Aftersun is Charlotte Wells’ 2022 directorial debut starring Frankie Corio and Paul Mescal, leading to Mescal’s Oscar nomination for best actor. Produced by A24, Aftersun is a soberingly dramatic work of visual poetry. Charlotte Wells showcases clear direction and intention within the subtlety of the story. To fully understand the power and beauty of this film, I was compelled to watch it twice despite its heart-shattering poignancy. Aftersun will make you fall in love with cinema, and holds inspiration in filmmaking, forming what I consider to be one of the greatest films of the 21st century.
Set in the early 1990s, the story follows Callum (Paul Mescal) and Sophie (Frankie Corio) as a father-daughter duo on vacation at a beach resort in Turkey. Sophie spends her days at the resort filming memories on her camcorder, presenting parts of the story through POV footage. Aftersun sets us up for a coming-of-age story about Sophie, but instead a deep narrative about Callum and his battle with depression is unveiled. At the film’s start, we meet Sophie and Callum, who appear content with a solid and loving relationship. As the film progresses, Callum’s depression becomes overwhelming, and we see the effects of that. We see Sophie begin to understand, even at a young age, that her father is struggling. Although the film is subdued and very little happens throughout the story, the slow-burn dramatic style is captivating and filled with so much depth and emotion that it outclasses most modern films.
The presentation of perspective throughout Aftersun is the most critical component of the film. On the surface, we see a linear story about a father and daughter, but if we look deeper, we find a more significant interpretation of how the characters are viewed. The film follows a structure of three perspectives: Sophie’s memory, Sophie’s imagination, and the recorded video via the camcorder. The film follows these three perspectives, telling an emotionally captivating story through various formats and imagery. Based on how this narrative is revealed, the character’s engagements depend on the perspective. Scenes shown through the camcorder are authentic, preserved events that replay to fill the gaps of memories lost to time and history. Moments in which Callum and Sophie are together are retold according to Sophie’s imperfect memory, and scenes featuring Callum alone are purely fabricated from Sophie’s imagination, based on what she assumes may have happened when she was not with him. With this untraditional storytelling style, we can better understand Sophie’s perception of her vacation and relationship with her father.

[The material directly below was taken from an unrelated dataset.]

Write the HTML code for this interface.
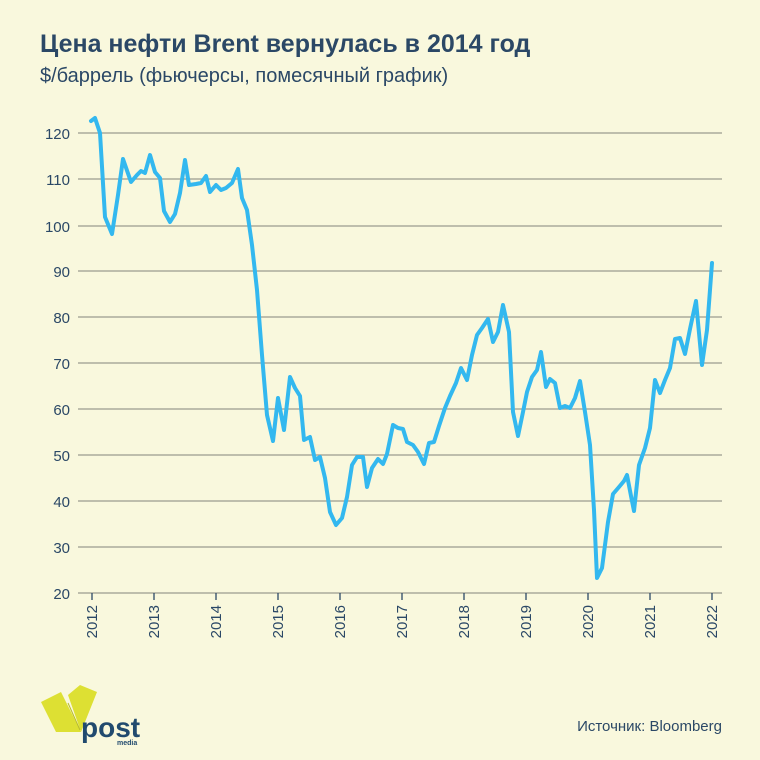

At the film’s climactic finale, Sophie and Callum share one last dance, as clearly defined by Queen’s “Under Pressure,” which is dramatically remixed for this scene. The song pairs with imagery of Sophie holding onto Callum so painfully tight, pulling on the heartstrings of every viewer. As the song slowly repeats, “This is our last dance…” we realize that this is likely the last time Sophie will ever see her father. The scene cuts between the emotionally slowed dancing and a visual interpretation of loss. The scene flashes in and out just enough to glimpse what it alludes to. With each flash, we see adult Sophie silently screaming and she tries to hold onto Callum, who is falling into the darkness, both literally and metaphorically. The slow pace of young Sophie dancing in soft, warm light contrasts the dark and cold-colored harshness of the representation of the mental void. Sophie’s distraught emotion warns us that she too is falling close to the void. After her vacation with Callum, she began to develop anxiety and depression due to the effect Callum had on her.